◆ WORK TO COMPLETE ◆
Below are the records; locate each line with the word "this" and copy it.

◆ GIVEN DATA ◆
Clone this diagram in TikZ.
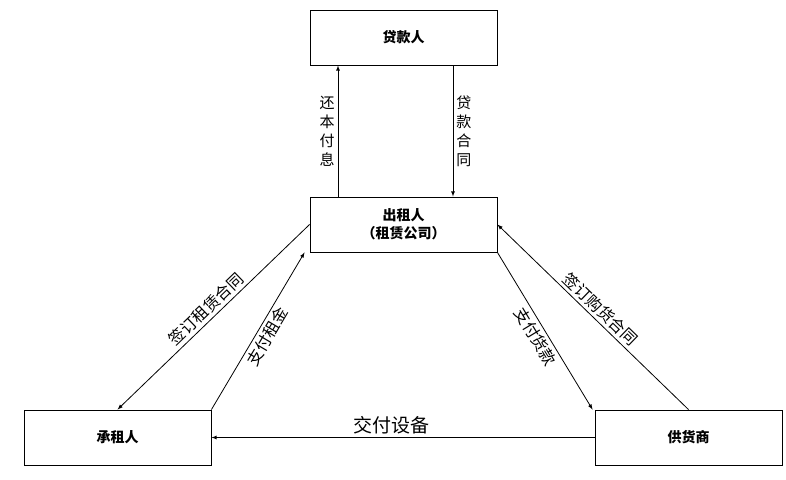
==
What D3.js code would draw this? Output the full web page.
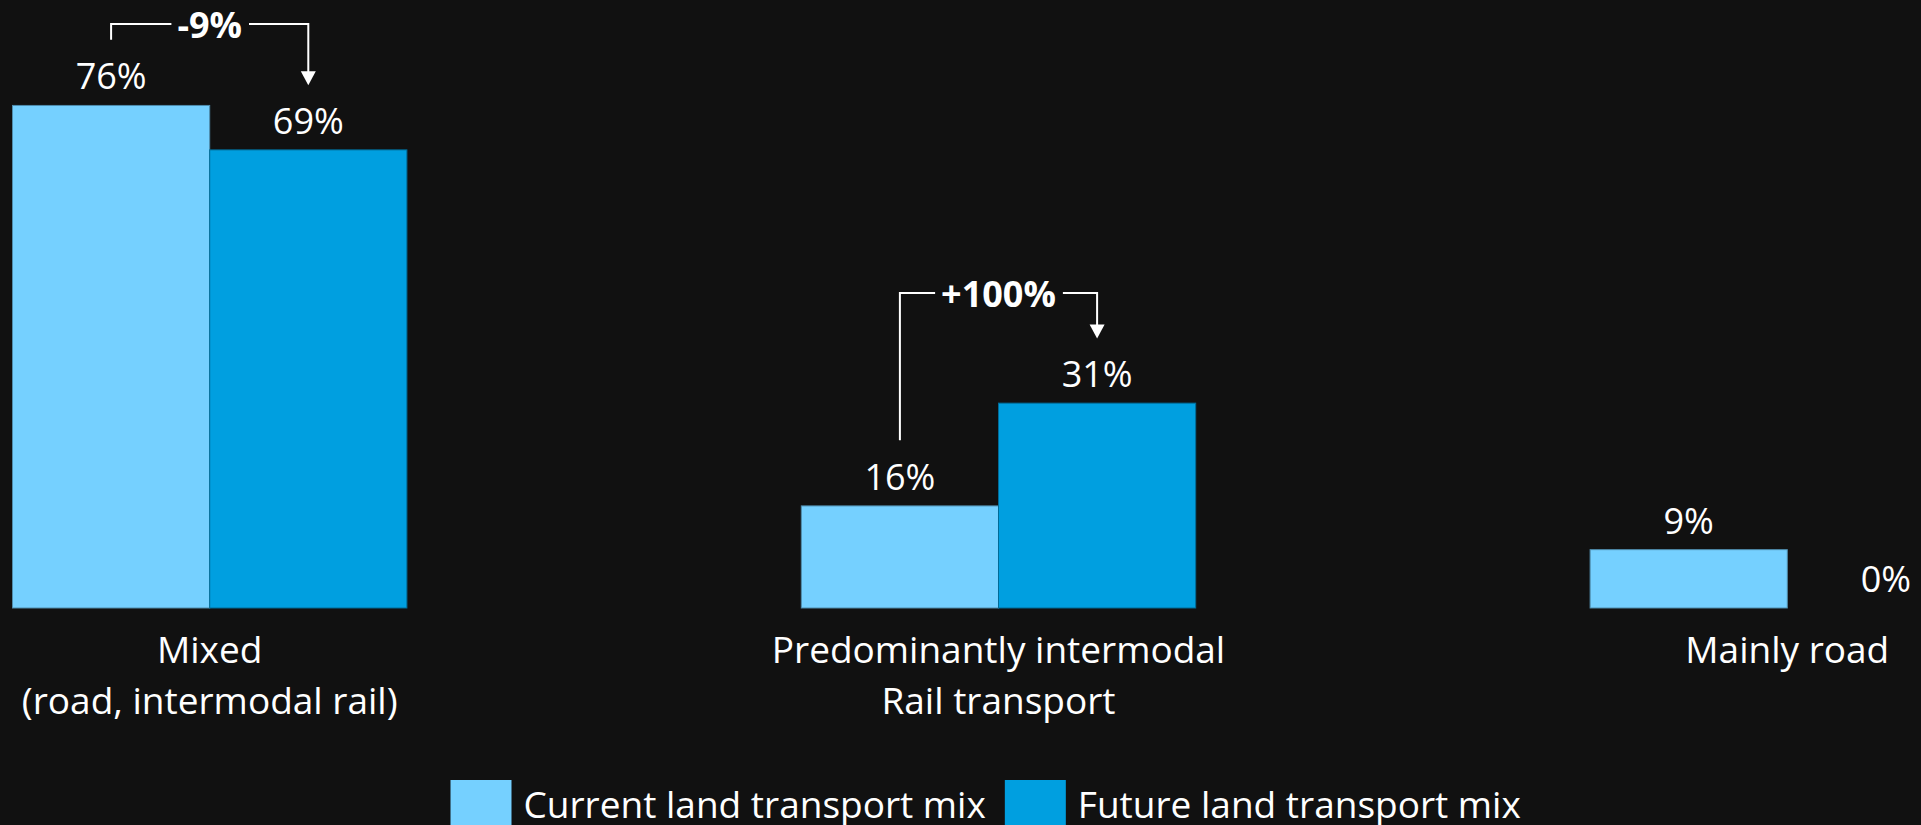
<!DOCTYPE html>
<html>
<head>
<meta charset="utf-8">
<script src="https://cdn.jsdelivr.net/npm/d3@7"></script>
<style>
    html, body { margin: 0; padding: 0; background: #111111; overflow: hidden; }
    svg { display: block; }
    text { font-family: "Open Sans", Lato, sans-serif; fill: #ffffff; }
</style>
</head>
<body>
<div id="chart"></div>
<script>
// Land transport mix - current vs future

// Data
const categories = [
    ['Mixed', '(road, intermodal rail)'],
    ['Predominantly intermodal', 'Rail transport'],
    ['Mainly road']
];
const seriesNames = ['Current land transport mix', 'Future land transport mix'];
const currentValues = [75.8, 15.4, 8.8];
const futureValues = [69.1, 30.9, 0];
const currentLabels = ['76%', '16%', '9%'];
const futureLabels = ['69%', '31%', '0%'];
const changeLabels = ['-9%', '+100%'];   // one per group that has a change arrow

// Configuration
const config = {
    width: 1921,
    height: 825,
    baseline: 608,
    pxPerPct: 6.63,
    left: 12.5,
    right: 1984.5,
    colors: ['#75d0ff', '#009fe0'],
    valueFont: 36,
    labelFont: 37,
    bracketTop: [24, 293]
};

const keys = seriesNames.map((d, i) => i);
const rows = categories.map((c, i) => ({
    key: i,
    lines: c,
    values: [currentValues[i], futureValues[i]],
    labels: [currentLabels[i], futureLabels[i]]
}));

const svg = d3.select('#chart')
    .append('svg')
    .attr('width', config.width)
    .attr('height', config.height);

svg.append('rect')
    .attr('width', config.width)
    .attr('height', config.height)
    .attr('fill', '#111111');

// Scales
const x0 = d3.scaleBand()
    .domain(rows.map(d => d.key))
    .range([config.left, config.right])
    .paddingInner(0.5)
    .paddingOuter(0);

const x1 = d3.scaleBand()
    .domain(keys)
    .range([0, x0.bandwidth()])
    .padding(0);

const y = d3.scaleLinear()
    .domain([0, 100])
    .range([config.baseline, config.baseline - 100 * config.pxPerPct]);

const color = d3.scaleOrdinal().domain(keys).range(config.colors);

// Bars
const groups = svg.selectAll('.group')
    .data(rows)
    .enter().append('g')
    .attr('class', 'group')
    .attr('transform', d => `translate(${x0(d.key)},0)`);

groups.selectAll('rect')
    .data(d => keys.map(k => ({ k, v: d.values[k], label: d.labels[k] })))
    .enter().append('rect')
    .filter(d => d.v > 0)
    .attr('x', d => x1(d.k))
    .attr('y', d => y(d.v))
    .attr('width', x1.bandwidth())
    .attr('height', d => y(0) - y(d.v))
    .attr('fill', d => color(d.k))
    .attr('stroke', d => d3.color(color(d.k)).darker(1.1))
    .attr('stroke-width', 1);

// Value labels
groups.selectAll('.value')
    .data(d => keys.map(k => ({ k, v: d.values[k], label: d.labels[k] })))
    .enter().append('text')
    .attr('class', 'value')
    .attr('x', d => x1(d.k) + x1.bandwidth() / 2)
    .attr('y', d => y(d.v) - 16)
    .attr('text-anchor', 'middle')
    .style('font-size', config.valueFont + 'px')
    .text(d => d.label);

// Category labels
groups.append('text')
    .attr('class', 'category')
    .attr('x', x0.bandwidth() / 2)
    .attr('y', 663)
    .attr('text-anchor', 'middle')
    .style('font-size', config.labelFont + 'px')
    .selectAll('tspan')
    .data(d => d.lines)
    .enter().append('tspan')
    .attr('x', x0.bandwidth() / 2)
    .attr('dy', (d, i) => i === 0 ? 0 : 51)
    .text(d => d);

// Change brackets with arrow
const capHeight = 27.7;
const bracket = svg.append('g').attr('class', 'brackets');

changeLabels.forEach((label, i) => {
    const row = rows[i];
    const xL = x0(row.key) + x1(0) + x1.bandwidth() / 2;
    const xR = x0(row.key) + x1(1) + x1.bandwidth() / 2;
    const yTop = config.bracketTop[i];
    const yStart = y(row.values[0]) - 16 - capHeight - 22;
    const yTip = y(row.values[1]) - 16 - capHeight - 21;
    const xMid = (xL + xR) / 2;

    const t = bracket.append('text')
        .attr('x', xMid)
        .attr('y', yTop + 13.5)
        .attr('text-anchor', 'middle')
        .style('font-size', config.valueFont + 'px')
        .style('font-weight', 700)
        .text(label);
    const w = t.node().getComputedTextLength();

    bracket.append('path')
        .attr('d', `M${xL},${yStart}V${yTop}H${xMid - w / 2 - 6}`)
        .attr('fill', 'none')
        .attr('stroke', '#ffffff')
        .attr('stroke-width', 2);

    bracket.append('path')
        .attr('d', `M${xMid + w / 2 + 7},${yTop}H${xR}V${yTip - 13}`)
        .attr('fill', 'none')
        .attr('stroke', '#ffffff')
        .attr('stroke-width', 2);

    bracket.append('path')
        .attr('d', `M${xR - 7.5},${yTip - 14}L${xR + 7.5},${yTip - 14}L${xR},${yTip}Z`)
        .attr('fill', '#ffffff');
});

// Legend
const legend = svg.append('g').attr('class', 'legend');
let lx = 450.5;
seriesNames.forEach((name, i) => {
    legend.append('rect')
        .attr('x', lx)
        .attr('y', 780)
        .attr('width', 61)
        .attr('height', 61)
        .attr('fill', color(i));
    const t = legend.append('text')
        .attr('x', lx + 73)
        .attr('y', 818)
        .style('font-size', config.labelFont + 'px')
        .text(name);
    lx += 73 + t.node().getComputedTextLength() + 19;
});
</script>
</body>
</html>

◆ WRITTEN SOLUTION ◆
Clone this diagram in TikZ.
What D3.js code would draw this? Output the full web page.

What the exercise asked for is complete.